Monday, December 15, 2008

Buddhist Boot Camp Pt 1



I signed up a few weeks ago to go to a Buddhist Temple Stay. This is a program that the multiple temples around South Korea have started to allow people who are interested in learning more about Buddhism and the life of a monk to experience it first hand. Although most of the larger temples have a Temple Stay program, only a few allow a single person to make a reservation, and quite a few more require 15 or more people and a week's notice.

One of my friends suggested that we go as a group with Adventure Korea, so about 7 of us signed up for a trip to Bubheungsa (법훙사). Since the temple is in the province to the east of us, and about a 3 hour drive from Seoul, we had to catch the bus at 9:30am on Saturday (meaning that I had to be on the subway by 8am, so on a bus to get to the subway by 7:30 am). I was able to take the metro with Kathryn, one of the girls I'd met at my Wednesday night dinners, and one of the people I'm going to Japan with.

There were 30 people on the trip, and we all got to the temple with nothing exciting happening on the way. We did arrive at the temple about an hour early, so our guides brought us to a nearby river, where we walked up the side of a mountain to get a better view, and found a pagoda and buddhist rock carving.



(Dayna, Vincent, Maria, Kathryn, me)

We then wandered down to the river, which had some really cool stones that had been eroded from the elements.



(Lauren, me, Kathryn, and Dayna)



When we got to the temple around 3pm, we were given a white shirt and navy pants to change into (they called it a training suit), a key to a cupboard to keep our stuff, and a name tag. The girls changed in one room, while the boys changed next door, none of us realizing at the time that the rooms were a sliding paper door apart from each other.

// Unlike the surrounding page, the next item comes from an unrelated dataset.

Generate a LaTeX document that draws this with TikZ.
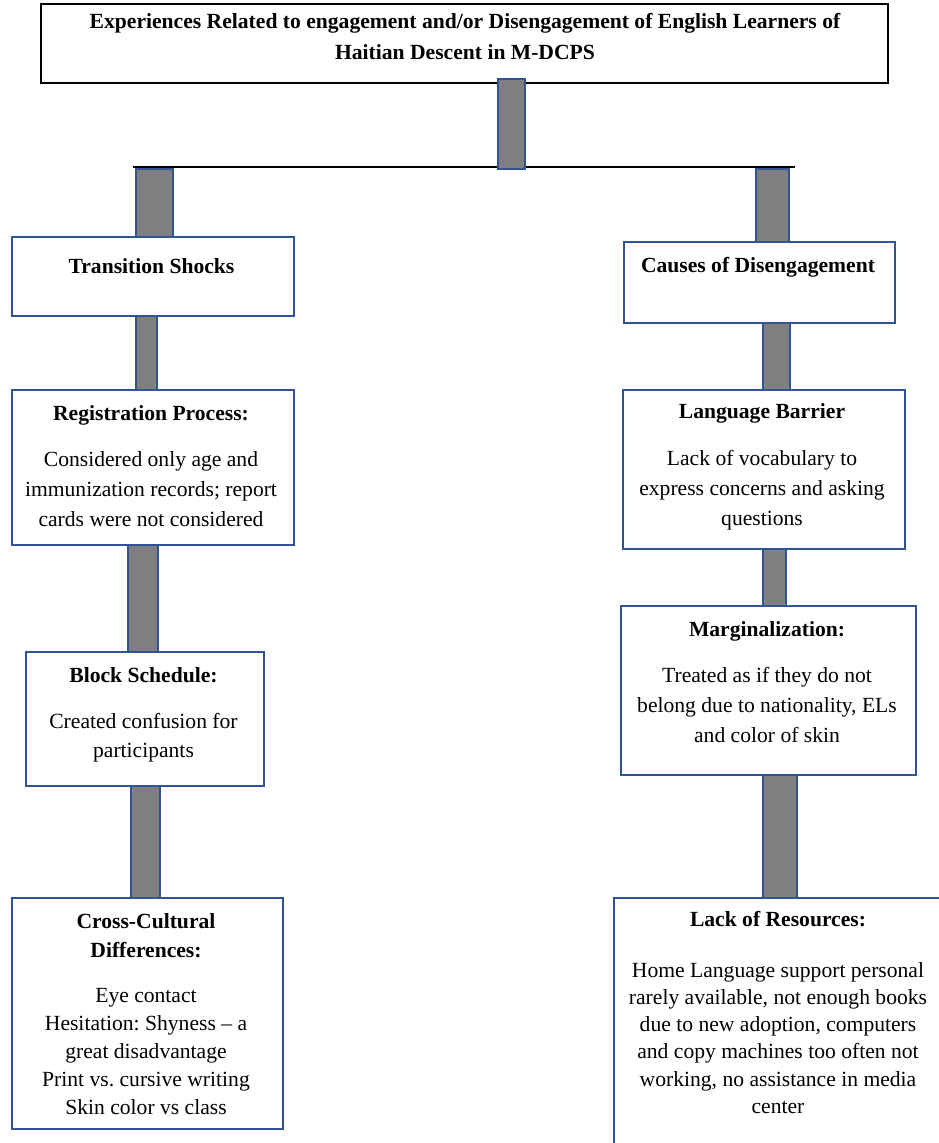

(me and Dayna posing zen style, with our cupboards and a vacuum behind us)

During the orientation in this same room, we learned about proper manners in the temple, and a little bit about the temple itself. It was a little difficult to follow, because our guide only spoke Korean, so every sentence or so was translated by another guide, whose vocabulary was excellent, but whose accent was a bit hard to decipher. We were also give a temple stay schedule, which is the only reason I'm able to remember the order and times that we did everything! (They stuck to the schedule almost exactly.)

At 4:20, we did walking meditation in the "Forest for enlightening Intelligence". Walking meditation is simply walking VERY slowly, and concentrating only on the act of walking, and not thinking about anything. This is much more difficult than it seems. It looks, to a casual observer, like a mourners' procession, since everyone is supposed to be walking silently and slowly, with their head bowed and hands crossed.

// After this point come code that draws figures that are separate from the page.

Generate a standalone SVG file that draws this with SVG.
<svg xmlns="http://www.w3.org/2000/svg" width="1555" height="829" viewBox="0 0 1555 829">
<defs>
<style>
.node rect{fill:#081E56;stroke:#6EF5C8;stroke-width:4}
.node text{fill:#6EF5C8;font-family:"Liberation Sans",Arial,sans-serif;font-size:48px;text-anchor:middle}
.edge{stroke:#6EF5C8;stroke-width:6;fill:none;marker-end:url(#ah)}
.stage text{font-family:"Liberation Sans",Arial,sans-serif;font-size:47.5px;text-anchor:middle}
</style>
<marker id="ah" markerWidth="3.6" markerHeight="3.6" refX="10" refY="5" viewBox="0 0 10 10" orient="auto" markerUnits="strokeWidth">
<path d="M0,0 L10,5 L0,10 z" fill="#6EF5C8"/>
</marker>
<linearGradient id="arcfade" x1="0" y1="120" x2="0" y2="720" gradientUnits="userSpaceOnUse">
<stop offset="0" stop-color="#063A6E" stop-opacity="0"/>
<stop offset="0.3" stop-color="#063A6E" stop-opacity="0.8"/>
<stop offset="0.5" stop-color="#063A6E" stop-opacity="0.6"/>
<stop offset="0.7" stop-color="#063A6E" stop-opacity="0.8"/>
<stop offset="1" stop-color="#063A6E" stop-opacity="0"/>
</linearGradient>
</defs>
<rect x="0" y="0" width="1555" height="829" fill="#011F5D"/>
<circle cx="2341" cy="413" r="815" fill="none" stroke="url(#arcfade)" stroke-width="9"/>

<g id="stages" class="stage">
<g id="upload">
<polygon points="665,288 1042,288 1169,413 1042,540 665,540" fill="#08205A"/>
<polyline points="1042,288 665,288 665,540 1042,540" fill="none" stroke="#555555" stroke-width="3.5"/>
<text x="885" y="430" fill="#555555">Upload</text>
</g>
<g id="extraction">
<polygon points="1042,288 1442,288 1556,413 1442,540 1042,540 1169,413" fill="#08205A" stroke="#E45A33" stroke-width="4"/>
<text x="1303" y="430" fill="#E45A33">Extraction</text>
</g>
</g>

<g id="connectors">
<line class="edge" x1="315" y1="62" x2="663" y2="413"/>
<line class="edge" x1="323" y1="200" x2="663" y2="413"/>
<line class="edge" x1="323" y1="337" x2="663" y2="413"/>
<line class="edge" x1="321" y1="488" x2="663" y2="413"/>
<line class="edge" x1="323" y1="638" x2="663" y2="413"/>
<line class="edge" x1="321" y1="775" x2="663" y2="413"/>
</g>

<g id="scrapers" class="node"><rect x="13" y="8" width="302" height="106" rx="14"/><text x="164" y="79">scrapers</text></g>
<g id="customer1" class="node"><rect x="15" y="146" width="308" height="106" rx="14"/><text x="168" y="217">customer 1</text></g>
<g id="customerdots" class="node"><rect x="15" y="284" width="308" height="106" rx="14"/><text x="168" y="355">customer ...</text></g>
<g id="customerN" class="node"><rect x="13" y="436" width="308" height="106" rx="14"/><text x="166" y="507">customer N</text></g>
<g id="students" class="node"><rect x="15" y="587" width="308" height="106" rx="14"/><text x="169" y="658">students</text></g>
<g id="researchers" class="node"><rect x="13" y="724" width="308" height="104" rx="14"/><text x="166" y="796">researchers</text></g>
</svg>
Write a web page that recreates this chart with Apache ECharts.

One of the hard parts was not thinking about anything except your walking. We walked for about half an hour, but didn't really get that far. That's a long time to think about nothing but your feet. The other hard part was, oddly enough, the walking itself. You had to walk slowly, but continuously. So you actually spent quite a bit of time balanced on one foot with the other in the air, on it's way to the next step. Quite a few people stumbled on their first step because they were so unused to the balance required to walk like this.

After the walking meditation, we had dinner in the dining hall around 5pm. The meal itself wasn't half bad. We were told ahead of time that any food we served to ourselves had to be eaten - we weren't allowed to have leftovers, as this was rude to the people who had spent time preparing the meal. We also had to wash our own plates and silverware, and return them to where we got them from.

After dinner we had Yebul, which is a devotional chanting. We pretty much all sat in front of a large projection screen with a picture of one of the alters at the temple, while one of the monks chanted and beat a wooden-instrument. When she beat it three times, we were supposed to bow (which is a seven step process, and very hard on the knees), and when she beat it once, we were supposed to stand up.


After the chanting meditation, we took a freezing walk up the hill, where they showed us a bell that's wrung in the morning and at night. We were allowed to help ring the bell two at a time.


When we came back to the orientation building, we had hot tea with another monk, who told us a little bit about Buddhism and about the temple we were staying in. There was only time at the end for three questions.
Hot tea served in bowls




1 comment:

persistentillusion said...

Wow, that's insanely AWESOME. That sounds very similar to a retreat I just took in Colorado, except we weren't in a Temple with exquisite rocks around us.